Only the pictures are omitted; repeat all other data exactly.

==*==

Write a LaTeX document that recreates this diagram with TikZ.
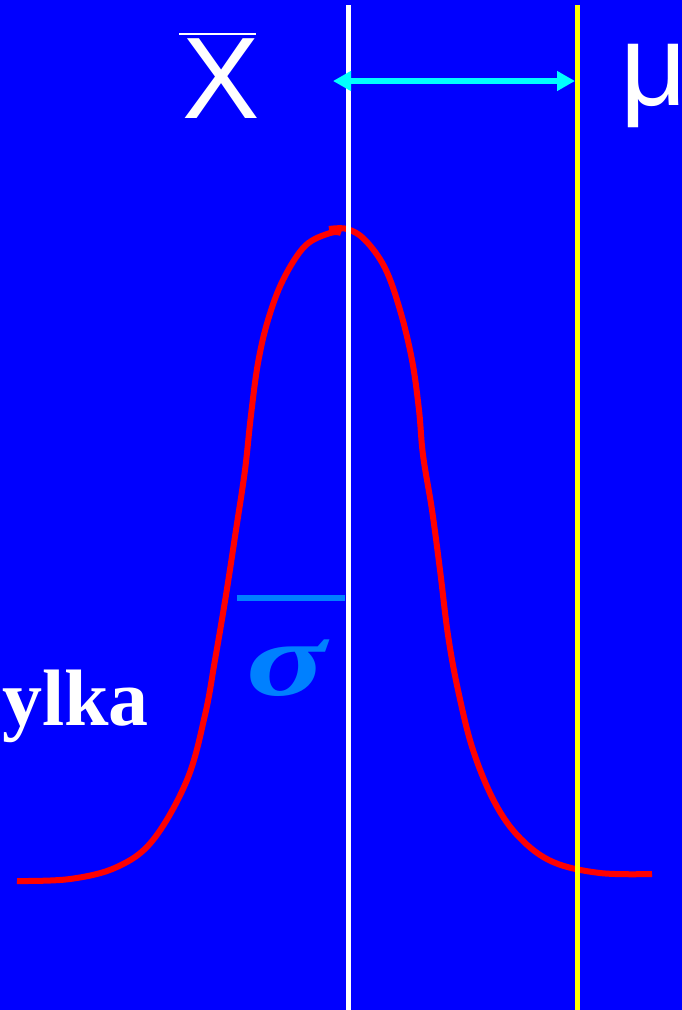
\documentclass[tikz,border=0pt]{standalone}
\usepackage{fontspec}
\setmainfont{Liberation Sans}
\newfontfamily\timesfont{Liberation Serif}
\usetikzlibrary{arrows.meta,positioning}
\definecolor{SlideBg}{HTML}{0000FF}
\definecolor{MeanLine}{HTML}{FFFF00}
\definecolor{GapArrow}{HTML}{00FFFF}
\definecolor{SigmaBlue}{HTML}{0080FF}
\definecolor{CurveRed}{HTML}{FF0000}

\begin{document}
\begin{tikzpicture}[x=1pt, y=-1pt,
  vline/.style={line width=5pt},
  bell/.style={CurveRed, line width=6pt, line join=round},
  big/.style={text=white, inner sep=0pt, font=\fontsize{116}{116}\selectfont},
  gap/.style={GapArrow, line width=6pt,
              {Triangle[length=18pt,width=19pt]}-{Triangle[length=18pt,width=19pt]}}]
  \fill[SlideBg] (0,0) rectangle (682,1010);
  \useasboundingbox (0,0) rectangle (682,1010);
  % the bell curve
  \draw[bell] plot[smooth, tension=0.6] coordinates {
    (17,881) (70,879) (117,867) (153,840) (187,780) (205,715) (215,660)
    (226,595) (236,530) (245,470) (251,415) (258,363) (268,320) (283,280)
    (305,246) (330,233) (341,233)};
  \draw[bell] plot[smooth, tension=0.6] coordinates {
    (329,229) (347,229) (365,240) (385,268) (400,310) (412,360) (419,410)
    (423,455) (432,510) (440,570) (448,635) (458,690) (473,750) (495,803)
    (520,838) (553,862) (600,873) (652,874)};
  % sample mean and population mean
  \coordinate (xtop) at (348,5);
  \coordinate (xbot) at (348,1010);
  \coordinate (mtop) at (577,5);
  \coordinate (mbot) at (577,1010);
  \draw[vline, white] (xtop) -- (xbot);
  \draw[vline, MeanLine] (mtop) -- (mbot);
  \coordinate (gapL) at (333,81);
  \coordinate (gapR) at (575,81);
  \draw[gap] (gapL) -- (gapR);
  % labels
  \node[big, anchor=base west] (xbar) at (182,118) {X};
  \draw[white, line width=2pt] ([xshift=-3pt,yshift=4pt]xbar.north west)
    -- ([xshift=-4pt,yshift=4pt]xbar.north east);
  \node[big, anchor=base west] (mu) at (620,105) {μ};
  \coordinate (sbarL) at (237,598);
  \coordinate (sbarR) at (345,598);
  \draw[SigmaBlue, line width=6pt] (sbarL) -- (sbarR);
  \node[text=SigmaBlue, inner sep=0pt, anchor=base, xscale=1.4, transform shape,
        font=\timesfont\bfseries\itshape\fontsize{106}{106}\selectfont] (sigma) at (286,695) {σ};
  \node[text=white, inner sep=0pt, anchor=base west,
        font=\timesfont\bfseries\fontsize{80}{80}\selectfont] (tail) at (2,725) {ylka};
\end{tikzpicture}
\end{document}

==*==

SOLUTION TO THIS PROBLEM:
Write a LaTeX document that recreates this diagram with TikZ.
\documentclass[tikz,border=0pt]{standalone}
\usepackage{fontspec}
\setmainfont{Liberation Sans}
\newfontfamily\timesfont{Liberation Serif}
\usetikzlibrary{arrows.meta,positioning}
\definecolor{SlideBg}{HTML}{0000FF}
\definecolor{MeanLine}{HTML}{FFFF00}
\definecolor{GapArrow}{HTML}{00FFFF}
\definecolor{SigmaBlue}{HTML}{0080FF}
\definecolor{CurveRed}{HTML}{FF0000}

\begin{document}
\begin{tikzpicture}[x=1pt, y=-1pt,
  vline/.style={line width=5pt},
  bell/.style={CurveRed, line width=6pt, line join=round},
  big/.style={text=white, inner sep=0pt, font=\fontsize{116}{116}\selectfont},
  gap/.style={GapArrow, line width=6pt,
              {Triangle[length=18pt,width=19pt]}-{Triangle[length=18pt,width=19pt]}}]
  \fill[SlideBg] (0,0) rectangle (682,1010);
  \useasboundingbox (0,0) rectangle (682,1010);
  % the bell curve
  \draw[bell] plot[smooth, tension=0.6] coordinates {
    (17,881) (70,879) (117,867) (153,840) (187,780) (205,715) (215,660)
    (226,595) (236,530) (245,470) (251,415) (258,363) (268,320) (283,280)
    (305,246) (330,233) (341,233)};
  \draw[bell] plot[smooth, tension=0.6] coordinates {
    (329,229) (347,229) (365,240) (385,268) (400,310) (412,360) (419,410)
    (423,455) (432,510) (440,570) (448,635) (458,690) (473,750) (495,803)
    (520,838) (553,862) (600,873) (652,874)};
  % sample mean and population mean
  \coordinate (xtop) at (348,5);
  \coordinate (xbot) at (348,1010);
  \coordinate (mtop) at (577,5);
  \coordinate (mbot) at (577,1010);
  \draw[vline, white] (xtop) -- (xbot);
  \draw[vline, MeanLine] (mtop) -- (mbot);
  \coordinate (gapL) at (333,81);
  \coordinate (gapR) at (575,81);
  \draw[gap] (gapL) -- (gapR);
  % labels
  \node[big, anchor=base west] (xbar) at (182,118) {X};
  \draw[white, line width=2pt] ([xshift=-3pt,yshift=4pt]xbar.north west)
    -- ([xshift=-4pt,yshift=4pt]xbar.north east);
  \node[big, anchor=base west] (mu) at (620,105) {μ};
  \coordinate (sbarL) at (237,598);
  \coordinate (sbarR) at (345,598);
  \draw[SigmaBlue, line width=6pt] (sbarL) -- (sbarR);
  \node[text=SigmaBlue, inner sep=0pt, anchor=base, xscale=1.4, transform shape,
        font=\timesfont\bfseries\itshape\fontsize{106}{106}\selectfont] (sigma) at (286,695) {σ};
  \node[text=white, inner sep=0pt, anchor=base west,
        font=\timesfont\bfseries\fontsize{80}{80}\selectfont] (tail) at (2,725) {ylka};
\end{tikzpicture}
\end{document}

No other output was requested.